Snowboarden / Skifahren: Nicht, dass ich etwas dagegen habe, ab und zu in einer Gruppe auf den Berg zu gehen. Zusammen Mittagessen ist nett, manchmal braucht man auch den Push einer schnellen Gruppe, manchmal macht es Spass, einem Anfänger zu helfen. Doch alleine Snowboarden fühlt sich einfach frei an und lässt einen herrlich nachdenken. Du fährst dein eigenes Tempo, du hörst vielleicht deine Lieblingsmusik oder einfach nur das Chrrr der Kanten im harten Schnee. Du kannst am Morgen los, wann du möchtest, ohne andere aus dem Bett zu holen oder dich über das Gestresse zu nerven. Boarden in einer Gruppe hingegen kann demütigend sein, wenn die anderen viel schneller sind als du und ständig warten müssen. Oder es frustriert dich, wenn ein Mitfahrer (oder mehrere) bedeutend langsamer fahren und du Lust hast, so richtig zu brettern. In beiden Fällen heisst es bei mir recht schnell: Ade merci, ich bin dann mal allein unterwegs, man sieht sich im Après Ski.
Wandern: Ich bin offenbar noch immer in einem Alter, wo ich mit meiner Wanderlust relativ alleine dastehe. Deshalb hab ich rausgefunden, dass auch alleine zu wandern sich sehr sehr geil anfühlen kann. Stundenlang kein Mensch weit und breit, nur Gezirpe, Rauschen, Knirschen. Ähnlich wie beim Snowboarden gibt es kein Tempo anzupassen und die Pausen werden selber gesetzt. Niemand jammert über zu enge Schuhe oder das Wetter.
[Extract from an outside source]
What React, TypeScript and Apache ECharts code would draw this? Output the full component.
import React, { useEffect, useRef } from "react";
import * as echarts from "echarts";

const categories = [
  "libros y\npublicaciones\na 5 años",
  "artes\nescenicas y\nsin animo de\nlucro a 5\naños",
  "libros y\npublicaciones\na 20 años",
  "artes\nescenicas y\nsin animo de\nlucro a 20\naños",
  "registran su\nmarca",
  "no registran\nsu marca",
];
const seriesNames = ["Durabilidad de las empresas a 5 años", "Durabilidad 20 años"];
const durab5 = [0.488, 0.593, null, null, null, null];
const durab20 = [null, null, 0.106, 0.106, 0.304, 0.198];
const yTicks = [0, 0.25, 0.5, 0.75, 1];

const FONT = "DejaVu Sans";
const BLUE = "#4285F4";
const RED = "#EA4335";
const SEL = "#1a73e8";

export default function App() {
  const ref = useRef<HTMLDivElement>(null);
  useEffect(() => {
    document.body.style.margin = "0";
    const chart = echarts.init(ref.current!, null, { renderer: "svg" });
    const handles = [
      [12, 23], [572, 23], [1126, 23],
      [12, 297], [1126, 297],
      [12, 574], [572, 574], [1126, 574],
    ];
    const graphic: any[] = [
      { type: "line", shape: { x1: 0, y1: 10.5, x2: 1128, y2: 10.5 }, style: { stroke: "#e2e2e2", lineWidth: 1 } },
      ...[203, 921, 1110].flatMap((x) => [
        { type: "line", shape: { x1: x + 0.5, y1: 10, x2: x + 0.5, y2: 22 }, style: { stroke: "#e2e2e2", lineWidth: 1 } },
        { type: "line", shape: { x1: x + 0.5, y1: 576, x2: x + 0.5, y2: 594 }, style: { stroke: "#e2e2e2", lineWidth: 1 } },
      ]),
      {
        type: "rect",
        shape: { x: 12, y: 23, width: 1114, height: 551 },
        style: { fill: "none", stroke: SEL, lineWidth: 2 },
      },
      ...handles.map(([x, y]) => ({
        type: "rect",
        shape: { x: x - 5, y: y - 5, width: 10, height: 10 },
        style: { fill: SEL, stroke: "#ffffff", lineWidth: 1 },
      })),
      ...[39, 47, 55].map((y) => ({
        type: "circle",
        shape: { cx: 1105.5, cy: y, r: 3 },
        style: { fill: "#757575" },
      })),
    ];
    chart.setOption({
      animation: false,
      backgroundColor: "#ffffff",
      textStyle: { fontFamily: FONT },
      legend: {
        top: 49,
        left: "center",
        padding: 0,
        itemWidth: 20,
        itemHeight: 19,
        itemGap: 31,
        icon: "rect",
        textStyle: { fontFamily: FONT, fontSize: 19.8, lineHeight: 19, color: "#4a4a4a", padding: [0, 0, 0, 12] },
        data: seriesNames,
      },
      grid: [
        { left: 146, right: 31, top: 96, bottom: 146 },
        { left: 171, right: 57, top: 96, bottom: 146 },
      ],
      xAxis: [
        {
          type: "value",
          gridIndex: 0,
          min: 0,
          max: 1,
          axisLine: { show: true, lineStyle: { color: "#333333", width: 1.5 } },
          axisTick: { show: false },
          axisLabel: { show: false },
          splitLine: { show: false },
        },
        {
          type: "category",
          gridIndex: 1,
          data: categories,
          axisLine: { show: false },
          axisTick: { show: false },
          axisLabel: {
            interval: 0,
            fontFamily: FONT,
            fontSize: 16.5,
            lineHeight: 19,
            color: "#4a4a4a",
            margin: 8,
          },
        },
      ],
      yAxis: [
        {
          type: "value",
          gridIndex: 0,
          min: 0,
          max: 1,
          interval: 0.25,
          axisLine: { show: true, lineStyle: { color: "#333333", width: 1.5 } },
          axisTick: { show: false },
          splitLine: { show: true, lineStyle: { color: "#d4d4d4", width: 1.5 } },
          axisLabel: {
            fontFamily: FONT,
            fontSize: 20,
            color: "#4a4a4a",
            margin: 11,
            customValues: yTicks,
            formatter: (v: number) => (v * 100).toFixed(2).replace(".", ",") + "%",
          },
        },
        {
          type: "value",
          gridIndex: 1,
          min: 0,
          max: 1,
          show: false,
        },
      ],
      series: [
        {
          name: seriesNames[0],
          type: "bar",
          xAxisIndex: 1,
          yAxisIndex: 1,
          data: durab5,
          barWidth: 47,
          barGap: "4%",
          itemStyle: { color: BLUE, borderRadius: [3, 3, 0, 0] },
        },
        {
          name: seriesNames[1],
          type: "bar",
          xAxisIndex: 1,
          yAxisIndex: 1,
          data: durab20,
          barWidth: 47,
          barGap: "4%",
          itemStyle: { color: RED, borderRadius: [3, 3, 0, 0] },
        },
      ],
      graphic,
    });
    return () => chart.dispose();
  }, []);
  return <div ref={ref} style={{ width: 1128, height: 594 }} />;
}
Und das Belohnungs-Weissbier schmeckt alleine genauso gut wie in Gesellschaft. Als Beweis für die getane Leistung kann man heute problemlos mit einem Selfie vor einem Abgrund aufwarten (aber vorsicht, dabei sind schon Menschen abgestürzt und gestorben).
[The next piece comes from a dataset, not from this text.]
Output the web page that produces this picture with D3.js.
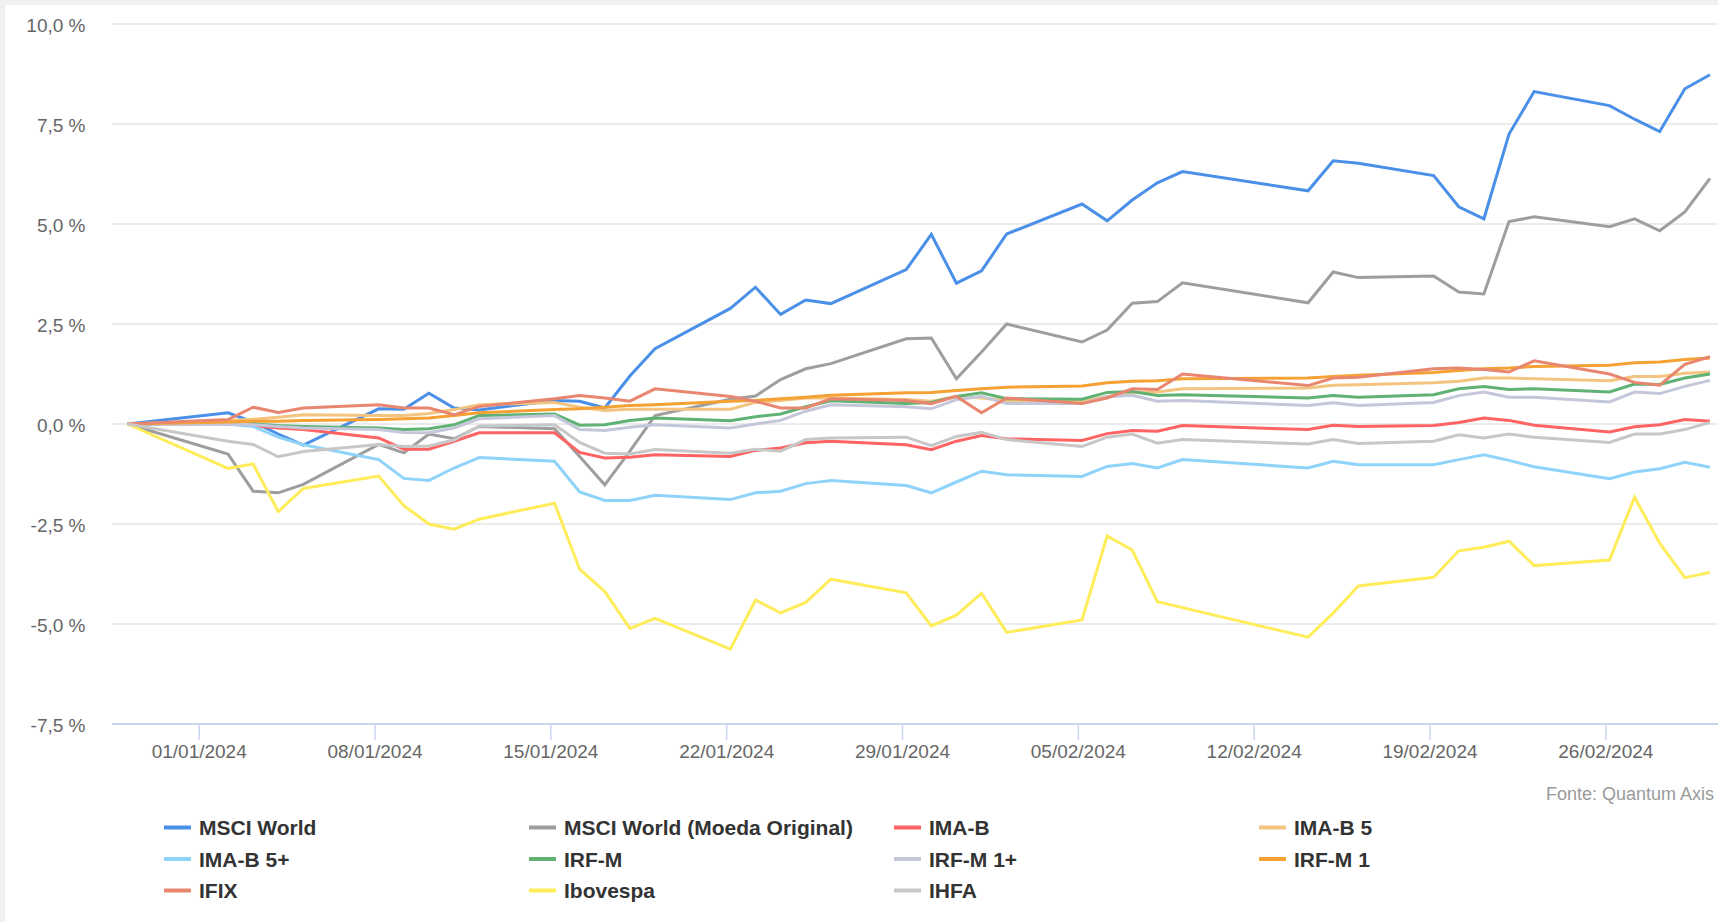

Shoppen: Ja, Kleider einkaufen ist bei mir Chefsache. Gesellschaft ertrage ich dabei nicht. Sätze wie «Das wäre doch was für dich!» nerven mich masslos, weil sie niemals wahr sind. Ich bin in der Regel nach zehn Minuten aus einem Laden raus, egal, ob ich eingekauft habe oder nicht. Ich sehe sofort, wo was ist und was etwas taugt. Ich bin also stilsicher, modisch beratungsresistent und viel schneller als jede andere Frau auf der Welt. Ich mache eine Ausnahme: Wenn man mich lieb fragt, dann berate ich liebe Freundinnen bei der Suche nach etwas. Meistens erleben die dann ihr blaues Wunder, weil sie mit mir doppelt so schnell durch sind wie sonst. Ich sollte mich dafür bezahlen lassen.